On paper, that’s a 6-5 B1G win. Nothing that resounding at all. But most of the ACC’s top teams were also run off the floor against ranked Big Ten teams, while FSU scraped by the Hoosiers and Pitt barely beat fellow cellar-dweller Northwestern.

It also follows other rough results for the conference. Duke lost to Michigan State just weeks ago, as did Notre Dame. Though Georgia Tech beat Kentucky, they also lost to Mercer and Georgia State. UNC lost to Texas. Virginia lost to San Francisco. Syracuse, as you know, needed some late heroics to beat Bryant in their own opener.

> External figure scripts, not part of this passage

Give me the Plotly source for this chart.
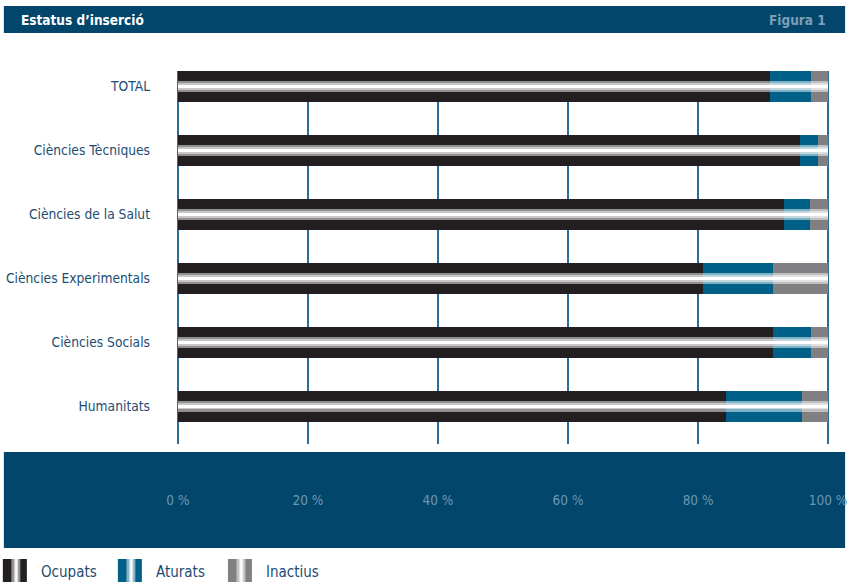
import plotly.graph_objects as go

categories = ["Humanitats", "Ciències Socials", "Ciències Experimentals",
              "Ciències de la Salut", "Ciències Tècniques", "TOTAL"]
ocupats = [84.3, 91.5, 80.8, 93.2, 95.7, 91.1]
aturats = [11.7, 5.9, 10.7, 4.0, 2.8, 6.3]
inactius = [4.0, 2.6, 8.5, 2.8, 1.5, 2.6]
series_names = ["Ocupats", "Aturats", "Inactius"]
tick_vals = [0, 20, 40, 60, 80, 100]
tick_text = ["0 %", "20 %", "40 %", "60 %", "80 %", "100 %"]

colors = ["#231f20", "#006087", "#808083"]
NAVY = "#02476b"
TXT = "#1d4d72"
GRID = "#2a6d99"
FONT = "Liberation Sans Narrow, DejaVu Sans Condensed, Arial Narrow, sans-serif"

W, H = 847, 584
PAD = 0.6                      # data units of padding on each side of 0..100
X0PX, X100PX = 178, 828        # pixel positions of 0 % and 100 %
UNIT = (X100PX - X0PX) / 100.0
L = X0PX - PAD * UNIT
R = X100PX + PAD * UNIT
T, B = 71, 444
XR = [-PAD, 100 + PAD]

def px(x):
    return (x - L) / (R - L)

def py(y):
    return (B - y) / (B - T)

fig = go.Figure()

series = [ocupats, aturats, inactius]
bases = [[0.0] * len(categories)]
for s in series[:-1]:
    bases.append([b + v for b, v in zip(bases[-1], s)])
totals = [a + b + c for a, b, c in zip(ocupats, aturats, inactius)]

BW = 0.484
for name, vals, base, col in zip(series_names, series, bases, colors):
    fig.add_trace(go.Bar(
        y=categories, x=vals, base=base, orientation="h", name=name,
        marker=dict(color=col, line=dict(width=0)), width=BW,
        showlegend=False, hoverinfo="x+name"))

# glossy stripe through the middle of each bar
for wfrac, col in [(0.17, "rgba(255,255,255,0.5)"),
                   (0.10, "rgba(255,255,255,0.5)"),
                   (0.045, "rgba(255,255,255,1)")]:
    fig.add_trace(go.Bar(
        y=categories, x=totals, base=[0] * len(categories), orientation="h",
        marker=dict(color=col, line=dict(width=0)), width=wfrac,
        showlegend=False, hoverinfo="skip"))

shapes = []
shapes.append(dict(type="rect", xref="paper", yref="paper", layer="below",
                   x0=px(4), x1=px(845), y0=py(33), y1=py(6),
                   fillcolor=NAVY, line=dict(width=0)))
shapes.append(dict(type="rect", xref="paper", yref="paper", layer="below",
                   x0=px(4), x1=px(845), y0=py(548), y1=py(452),
                   fillcolor=NAVY, line=dict(width=0)))

annotations = [
    dict(text="<b>Estatus d’inserció</b>", xref="paper", yref="paper",
         x=px(19), y=py(19.5), xanchor="left", yanchor="middle", showarrow=False,
         font=dict(family=FONT, size=13.5, color="white")),
    dict(text="<b>Figura 1</b>", xref="paper", yref="paper",
         x=px(828), y=py(19.5), xanchor="right", yanchor="middle", showarrow=False,
         font=dict(family=FONT, size=13.5, color="#7c9fb8")),
]

leg_x = [3, 118, 228]
for x0, name, col in zip(leg_x, series_names, colors):
    shapes.append(dict(type="rect", xref="paper", yref="paper",
                       x0=px(x0), x1=px(x0 + 24), y0=py(582), y1=py(559),
                       fillcolor=col, line=dict(width=0)))
    for a, b, c in [(8.5, 17.5, "rgba(255,255,255,0.5)"),
                    (11, 15.5, "rgba(255,255,255,0.5)"),
                    (12.3, 14.5, "rgba(255,255,255,0.9)")]:
        shapes.append(dict(type="rect", xref="paper", yref="paper",
                           x0=px(x0 + a), x1=px(x0 + b), y0=py(582), y1=py(559),
                           fillcolor=c, line=dict(width=0)))
    annotations.append(dict(text=name, xref="paper", yref="paper",
                            x=px(x0 + 36), y=py(572), xanchor="left", yanchor="middle",
                            showarrow=False,
                            font=dict(family=FONT, size=15, color=TXT)))

fig.update_layout(
    width=W, height=H,
    margin=dict(l=L, r=W - R, t=T, b=H - B, autoexpand=False),
    paper_bgcolor="white", plot_bgcolor="white",
    barmode="overlay", bargap=0,
    shapes=shapes, annotations=annotations,
    font=dict(family=FONT, size=14, color=TXT),
    showlegend=False,
    xaxis=dict(range=XR, tickvals=tick_vals, ticktext=tick_text,
               showgrid=True, gridcolor=GRID, gridwidth=1.5,
               zeroline=True, zerolinecolor=GRID, zerolinewidth=1.5,
               showline=False, ticks="", automargin=False,
               ticklabelstandoff=46, ticklabeloverflow="allow",
               tickfont=dict(family=FONT, size=13.5, color="#6b96b3"),
               fixedrange=True),
    yaxis=dict(type="category", categoryorder="array", categoryarray=categories,
               range=[-0.59, 5.242], showgrid=False, zeroline=False, showline=False,
               ticks="", ticklabelstandoff=23, automargin=False,
               tickfont=dict(family=FONT, size=13.7, color=TXT), fixedrange=True),
)

fig.write_html("out.html", config={"displayModeBar": False},
               post_script="document.body.style.margin='0';document.body.style.overflow='hidden';")
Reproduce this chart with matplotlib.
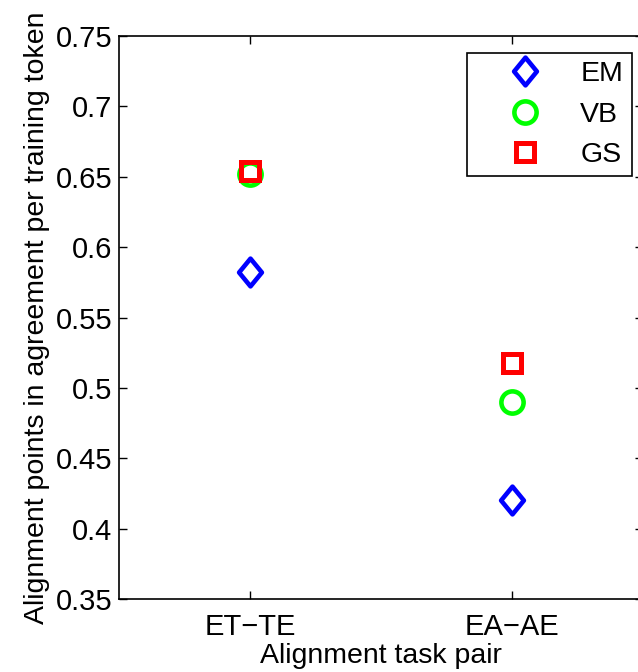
import numpy as np
import matplotlib.pyplot as plt
from matplotlib.path import Path

plt.rcParams['font.family'] = ['Liberation Sans', 'DejaVu Sans']

# agreement scores per task pair
pares = ['ET\u2212TE', 'EA\u2212AE']
em = [0.582, 0.420]
vb = [0.652, 0.490]
gs = [0.654, 0.518]

x = np.arange(1, len(pares) + 1)

# MATLAB-style diamond: taller than wide
rombo = Path([(0, 1), (0.82, 0), (0, -1), (-0.82, 0), (0, 1)],
             [Path.MOVETO, Path.LINETO, Path.LINETO, Path.LINETO, Path.CLOSEPOLY])

fig = plt.figure(figsize=(6.38, 6.72), dpi=100)
ax = fig.add_axes([0.1865, 0.1086, 0.821, 0.8378])

ax.plot(x, em, linestyle='none', marker=rombo, markersize=20, mfc='none',
        mec=(0, 0, 1), mew=3.3, label='EM')
ax.plot(x, vb, linestyle='none', marker='o', markersize=16, mfc='none',
        mec=(0, 1, 0), mew=3.3, label='VB')
ax.plot(x, gs, linestyle='none', marker='s', markersize=12.5, mfc='none',
        mec=(1, 0, 0), mew=3.6, label='GS')

ax.set_xlim(0.5, 2.5)
ax.set_ylim(0.35, 0.75)
ax.set_xticks(x)
ax.set_xticklabels(pares)
ax.set_yticks(np.arange(0.35, 0.751, 0.05))
ax.set_yticklabels(['0.35', '0.4', '0.45', '0.5', '0.55', '0.6', '0.65', '0.7', '0.75'])
ax.tick_params(direction='in', length=6, width=1, labelsize=21, top=True, right=True, pad=5)
ax.tick_params(axis='x', pad=10)
for s in ax.spines.values():
    s.set_linewidth(1.2)

ax.set_xlabel('Alignment task pair', fontsize=20.5, labelpad=1.5)
ax.set_ylabel('Alignment points in agreement per training token', fontsize=20.5, labelpad=4)

leg = ax.legend(loc='upper right', bbox_to_anchor=(0.979, 0.97), fontsize=20.5,
                fancybox=False, edgecolor='black', framealpha=1,
                handlelength=3.5, handletextpad=0.18, labelspacing=0.5,
                borderpad=0.3, borderaxespad=0, markerfirst=True)
leg.get_frame().set_linewidth(1.2)

fig.savefig('out.png', dpi=100)
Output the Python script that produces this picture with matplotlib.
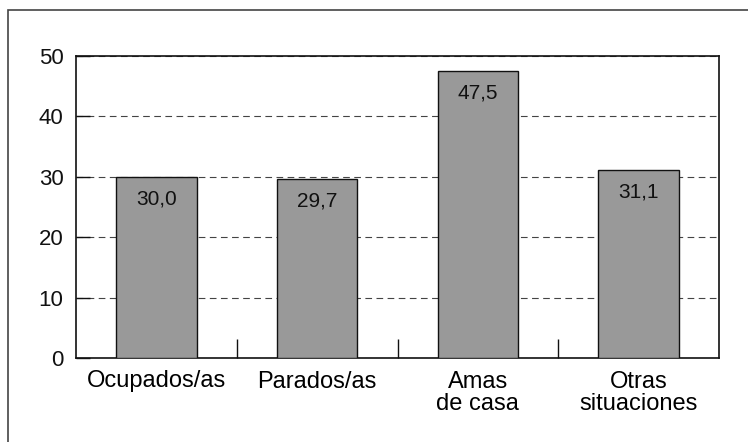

While this may just be a couple weeks of basketball and it’s not enough to extrapolate out into a full season, it could be hinting at struggles ahead. Unfortunately, a rough season for the ACC this year could have some worse effects than it even would have last year.

At least in a normal season, ACC teams can conceivably make up for conference shortcomings (in the rare instances where they occur) with big non-conference matchups. Teams like UNC and Duke managed to keep some high-profile opponents in place on the schedule, but many did not.

When we get to NCAA Tournament time, ACC teams — like most in the country — will have to make their case for inclusion based just as much on their own resume as the resume of all the teams they share a conference with. If the league stumbles again as it did in 2019-20, are we looking at just five or so teams getting consideration for the field?

For teams like Syracuse, who were going to be on the bubble to begin with, having the conference schedule look “weak” is a potential death knell for an at-large bid. Obviously there’s plenty of time left for the ACC to figure things out. But the quality of this conference from the middle on up is definitely something to watch as the season starts to take shape.